Common tax structures and best practices for complying with tax requirements in different countries include income tax regimes, value-added taxes (VAT), capital gains taxes, and various import and export taxes. These regimes vary from country to country and can affect both individuals and companies.

It is also common to find tax incentives and exemptions for certain activities or economic sectors. In that sense, in order to comply with international taxation requirements, a thorough understanding of the applicable regulations, the support of experts and a proactive approach to ensure compliance and effective tax management is indispensable; within the best practices for this, we have the following:

a) Professional Advice: Having specialized and local tax advice is essential to understand the complexity of the tax regimes in each country and to comply with tax obligations properly.

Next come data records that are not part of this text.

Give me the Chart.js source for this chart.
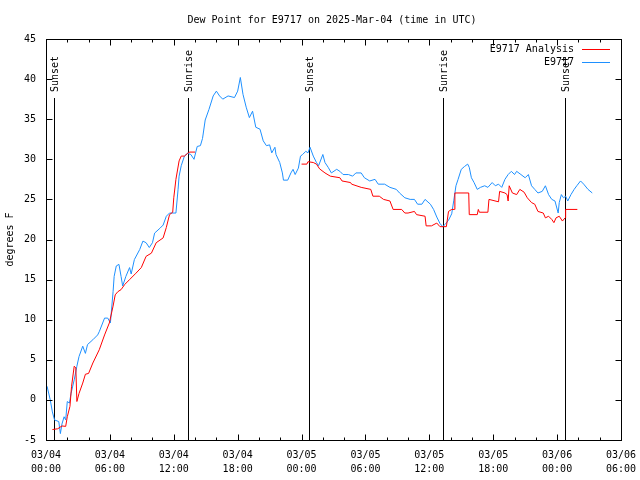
<!DOCTYPE html>
<html>
<head>
<meta charset="utf-8">
<script src="https://cdn.jsdelivr.net/npm/chart.js@4/dist/chart.umd.min.js"></script>
<style>
  html, body { margin: 0; padding: 0; background: #fff; }
  canvas { display: block; }
</style>
</head>
<body>
<canvas id="dewChart" width="640" height="480"></canvas>
<script>
'use strict'

/* Dew point, hours since 03/04 00:00 UTC */

const obsHours = [0.1, 0.4, 0.6, 0.8, 1.2, 1.35, 1.5, 1.7, 1.85, 2.0, 2.2, 2.35, 2.65, 2.9, 3.1, 3.45, 3.7, 3.9, 4.4, 4.85,
  5.0, 5.5, 5.8, 6.05, 6.3, 6.4, 6.6, 6.85, 7.05, 7.2, 7.5, 7.85, 8.0, 8.3, 8.8, 9.1, 9.4, 9.7, 10.0, 10.2,
  10.7, 11.0, 11.3, 11.6, 12.2, 12.4, 12.5, 12.7, 13.0, 13.3, 13.6, 13.9, 14.2, 14.5, 14.7, 14.95, 15.3, 15.7, 16.0, 16.3,
  16.6, 17.1, 17.7, 18.0, 18.25, 18.5, 18.8, 19.1, 19.4, 19.7, 20.1, 20.4, 20.7, 21.0, 21.2, 21.5, 21.6, 21.95, 22.2, 22.3,
  22.7, 23.0, 23.2, 23.4, 23.7, 23.9, 24.1, 24.4, 24.6, 24.8, 25.1, 25.4, 25.6, 26.0, 26.2, 26.5, 26.8, 27.3, 27.6, 27.9,
  28.4, 28.8, 29.1, 29.6, 29.9, 30.4, 30.9, 31.2, 31.8, 32.3, 32.9, 33.2, 33.7, 34.2, 34.6, 34.9, 35.3, 35.6, 36.1, 36.4,
  36.7, 37.0, 37.25, 37.5, 37.8, 38.1, 38.3, 38.5, 38.7, 39.0, 39.3, 39.6, 39.75, 39.95, 40.2, 40.5, 40.8, 41.2, 41.5, 41.9,
  42.2, 42.5, 42.8, 43.1, 43.4, 43.7, 44.0, 44.2, 44.6, 45.0, 45.3, 45.6, 45.9, 46.2, 46.6, 46.9, 47.2, 47.5, 47.8, 48.1,
  48.2, 48.4, 48.6, 48.8, 49.0, 49.3, 49.6, 49.85, 50.2, 50.5, 50.9, 51.3];
const obsDew = [1.7, 0.0, -1.5, -2.5, -2.7, -4.2, -3.0, -2.1, -2.5, -0.2, -0.4, 0.8, 2.5, 4.2, 5.4, 6.7, 5.8, 6.9, 7.5, 8.1,
  8.5, 10.2, 10.2, 9.6, 13.5, 15.4, 16.7, 16.9, 15.4, 14.2, 15.4, 16.5, 15.7, 17.5, 18.75, 19.8, 19.6, 19.0, 19.6, 20.8,
  21.4, 21.8, 22.9, 23.3, 23.3, 26.2, 27.9, 29.2, 30.4, 30.75, 30.6, 30.0, 31.6, 31.7, 32.6, 34.9, 36.2, 37.9, 38.5, 37.9,
  37.5, 37.9, 37.7, 38.5, 40.2, 38.1, 36.5, 35.2, 36.0, 34.0, 33.75, 32.3, 31.7, 31.8, 30.8, 31.5, 30.6, 29.6, 28.3, 27.4,
  27.4, 28.3, 28.75, 28.1, 28.9, 30.4, 30.6, 31.0, 30.8, 31.5, 30.4, 29.6, 29.2, 30.6, 29.6, 29.0, 28.3, 28.75, 28.5, 28.1,
  28.1, 27.9, 28.3, 28.3, 27.7, 27.3, 27.5, 26.9, 26.9, 26.5, 26.25, 25.8, 25.2, 25.0, 25.0, 24.4, 24.4, 25.0, 24.4, 23.75,
  22.8, 22.0, 21.6, 21.9, 22.4, 23.2, 24.9, 26.7, 27.5, 28.75, 29.1, 29.4, 29.0, 27.7, 27.1, 26.25, 26.5, 26.7, 26.5, 27.1,
  26.7, 26.9, 26.5, 27.5, 28.1, 28.5, 28.1, 28.5, 28.1, 27.7, 28.1, 26.7, 26.25, 25.8, 26.0, 26.7, 25.6, 25.0, 24.8, 23.3,
  24.6, 25.6, 25.2, 25.4, 24.8, 25.6, 26.25, 26.7, 27.3, 26.9, 26.25, 25.8];

const anaHours = [0.6, 1.1, 1.5, 1.85, 2.0, 2.25, 2.4, 2.65, 2.8, 2.9, 3.1, 3.45, 3.7, 4.0, 4.4, 5.0, 5.5, 5.95, 6.3, 6.5,
  6.75, 7.05, 7.4, 7.85, 8.45, 8.95, 9.4, 9.9, 10.35, 11.0, 11.3, 11.6, 11.9, 12.0, 12.2, 12.5, 12.7, 13.0, 13.3, 13.5,
  14.0, 19.0, 24.0, 24.5, 24.6, 25.1, 25.4, 25.7, 26.2, 26.7, 27.6, 27.8, 28.6, 28.7, 29.6, 30.5, 30.7, 31.3, 31.7, 32.3,
  32.6, 33.4, 33.7, 34.0, 34.6, 34.8, 35.6, 35.7, 36.2, 36.7, 37.0, 37.6, 37.8, 38.1, 38.35, 38.4, 39.7, 39.75, 40.5, 40.6,
  40.7, 41.5, 41.6, 42.5, 42.6, 43.1, 43.3, 43.4, 43.5, 43.8, 44.2, 44.5, 44.9, 45.2, 45.6, 45.9, 46.2, 46.7, 46.9, 47.2,
  47.5, 47.7, 47.9, 48.2, 48.5, 48.75, 48.8, 49.9];
const anaDew = [-3.7, -3.6, -3.25, -3.3, -2.1, -0.8, 1.7, 4.2, 4.0, -0.2, 0.8, 2.1, 3.2, 3.3, 4.6, 6.25, 8.1, 9.6, 11.7, 13.1,
  13.5, 13.75, 14.4, 15.0, 15.8, 16.5, 17.9, 18.3, 19.6, 20.2, 21.5, 23.1, 23.4, 25.2, 27.5, 29.8, 30.4, 30.4, 30.75, 30.9,
  30.9, null, 29.4, 29.4, 29.7, 29.6, 29.4, 28.8, 28.3, 27.9, 27.7, 27.3, 27.1, 26.9, 26.5, 26.25, 25.4, 25.4, 25.0, 24.8,
  23.75, 23.75, 23.3, 23.3, 23.5, 23.1, 22.9, 21.7, 21.7, 22.05, 21.6, 21.6, 23.5, 23.75, 23.75, 25.8, 25.8, 23.1, 23.1, 23.75,
  23.4, 23.4, 25.0, 24.7, 26.0, 25.8, 25.6, 24.8, 26.7, 25.8, 25.6, 26.25, 25.9, 25.2, 24.6, 24.4, 23.5, 23.3, 22.7, 22.9,
  22.5, 22.1, 22.7, 22.9, 22.3, 22.7, 23.75, 23.75];

const tickDates = ['03/04', '03/04', '03/04', '03/04', '03/05', '03/05', '03/05', '03/05', '03/06', '03/06'];
const tickTimes = ['00:00', '06:00', '12:00', '18:00', '00:00', '06:00', '12:00', '18:00', '00:00', '06:00'];

const sunHours = [0.75, 13.34, 24.7, 37.28, 48.74];
const sunLabels = ['Sunset', 'Sunrise', 'Sunset', 'Sunrise', 'Sunset'];

const FONT = '"DejaVu Sans Mono", "Liberation Mono", monospace';

function toPoints(xs, ys) {
  const pts = [];
  for (let i = 0; i < xs.length; i++) {
    pts.push({ x: xs[i], y: ys[i] });
  }
  return pts;
}

// gnuplot-like frame, inward ticks, sun lines, title and key
const gnuplotLook = {
  id: 'gnuplotLook',
  beforeDatasetsDraw(chart) {
    const c = chart.ctx;
    const a = chart.chartArea;
    const xs = chart.scales.x;
    c.save();
    c.strokeStyle = '#000';
    c.lineWidth = 1;
    c.fillStyle = '#000';
    c.font = '10px ' + FONT;
    for (let i = 0; i < sunHours.length; i++) {
      const px = Math.round(xs.getPixelForValue(sunHours[i])) + 0.5;
      c.beginPath();
      c.moveTo(px, 98);
      c.lineTo(px, a.bottom);
      c.stroke();
      c.save();
      c.translate(px + 1, 92);
      c.rotate(-Math.PI / 2);
      c.textAlign = 'left';
      c.textBaseline = 'middle';
      c.fillText(sunLabels[i], 0, 0);
      c.restore();
    }
    c.restore();
  },
  afterDraw(chart) {
    const c = chart.ctx;
    const a = chart.chartArea;
    const xs = chart.scales.x;
    const ys = chart.scales.y;
    const L = Math.round(a.left) + 0.5, R = Math.round(a.right) + 0.5;
    const T = Math.round(a.top) + 0.5, B = Math.round(a.bottom) + 0.5;
    c.save();
    c.strokeStyle = '#000';
    c.lineWidth = 1;
    c.strokeRect(L, T, R - L, B - T);

    c.beginPath();
    for (let h = 0; h <= 54; h += 2) {
      const px = Math.round(xs.getPixelForValue(h)) + 0.5;
      const len = (h % 6 === 0) ? 6 : 3;
      c.moveTo(px, B); c.lineTo(px, B - len);
      c.moveTo(px, T); c.lineTo(px, T + len);
    }
    for (let v = -5; v <= 45; v += 5) {
      const py = Math.round(ys.getPixelForValue(v)) + 0.5;
      c.moveTo(L, py); c.lineTo(L + 6, py);
      c.moveTo(R, py); c.lineTo(R - 6, py);
    }
    c.stroke();

    c.fillStyle = '#000';
    c.font = '10px ' + FONT;
    c.textAlign = 'center';
    c.textBaseline = 'middle';
    c.fillText('Dew Point for E9717 on 2025-Mar-04 (time in UTC)', 332, 20);

    // key
    c.textAlign = 'right';
    chart.data.datasets.forEach(function (ds, i) {
      const ky = 49.5 + i * 13;
      c.fillStyle = '#000';
      c.fillText(ds.label, 574, ky);
      c.strokeStyle = ds.borderColor;
      c.beginPath();
      c.moveTo(582, ky);
      c.lineTo(610, ky);
      c.stroke();
    });
    c.restore();
  }
};

const ctx = document.getElementById('dewChart');

new Chart(ctx, {
  type: 'line',
  data: {
    datasets: [{
      label: 'E9717 Analysis',
      data: toPoints(anaHours, anaDew),
      borderColor: '#ff0000',
      borderWidth: 1,
      pointRadius: 0,
      spanGaps: false,
      tension: 0
    }, {
      label: 'E9717',
      data: toPoints(obsHours, obsDew),
      borderColor: '#1e90ff',
      borderWidth: 1,
      pointRadius: 0,
      tension: 0
    }]
  },
  options: {
    responsive: false,
    animation: false,
    devicePixelRatio: 1,
    layout: { padding: { top: 39, right: 19, left: 0, bottom: 0 } },
    plugins: {
      legend: { display: false },
      title: { display: false },
      tooltip: { enabled: false }
    },
    scales: {
      x: {
        type: 'linear',
        min: 0,
        max: 54,
        afterFit: function (s) {
          s.height = 40;
          s.paddingLeft = 0;
          s.paddingRight = 0;
        },
        grid: { display: false, drawTicks: false },
        border: { display: false },
        ticks: {
          stepSize: 6,
          autoSkip: false,
          maxRotation: 0,
          padding: 9,
          color: '#000',
          font: { family: FONT, size: 10, lineHeight: 1.35 },
          callback: function (v) {
            const i = Math.round(v / 6);
            return [tickDates[i], tickTimes[i]];
          }
        }
      },
      y: {
        min: -5,
        max: 45,
        afterFit: function (s) { s.width = 46; },
        grid: { display: false, drawTicks: false },
        border: { display: false },
        ticks: {
          stepSize: 5,
          padding: 10,
          color: '#000',
          font: { family: FONT, size: 10 }
        },
        title: {
          display: true,
          text: 'degrees F',
          color: '#000',
          padding: { top: 4, bottom: 0 },
          font: { family: FONT, size: 10 }
        }
      }
    }
  },
  plugins: [gnuplotLook]
});
</script>
</body>
</html>
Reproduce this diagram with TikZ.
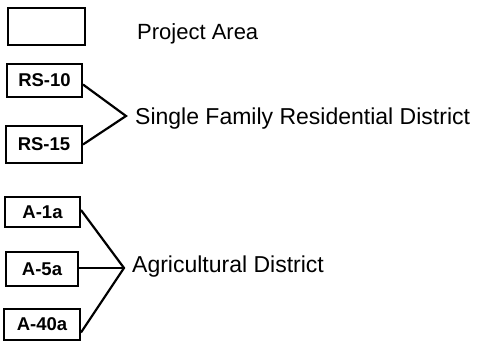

b) Regulatory Knowledge: Keeping informed about current tax laws and keeping abreast of regulatory changes and updates is crucial to ensure ongoing compliance, including knowledge of applicable tax treaties, such as double taxation, exchange of information, transfer pricing, tax compliance of foreign accounts, among others.

c) Accurate Accounting: Accurate and detailed accounting is essential to calculate and declare taxes correctly, avoiding errors that may result in penalties.

d) Timely Compliance: Comply with the deadlines established for the corresponding formalities or procedures, as well as for the filing of returns and payment of taxes generated; in order to avoid legal accessories such as updating and surcharges, the imposition of fines or even the commission of tax offenses.

e) Strategic Tax Planning: Implementing strategic tax planning can help optimize the tax burden in a legal and ethical manner.

f) Withholding Tax: Understand withholding tax requirements when conducting international business transactions or paying foreign suppliers.

g) Retain Documentation: Keep all tax records and documents in order and available for tax audits or reviews.

h) Adaptability: Since tax regulations may change, it is essential to be adaptable and adjust to new requirements.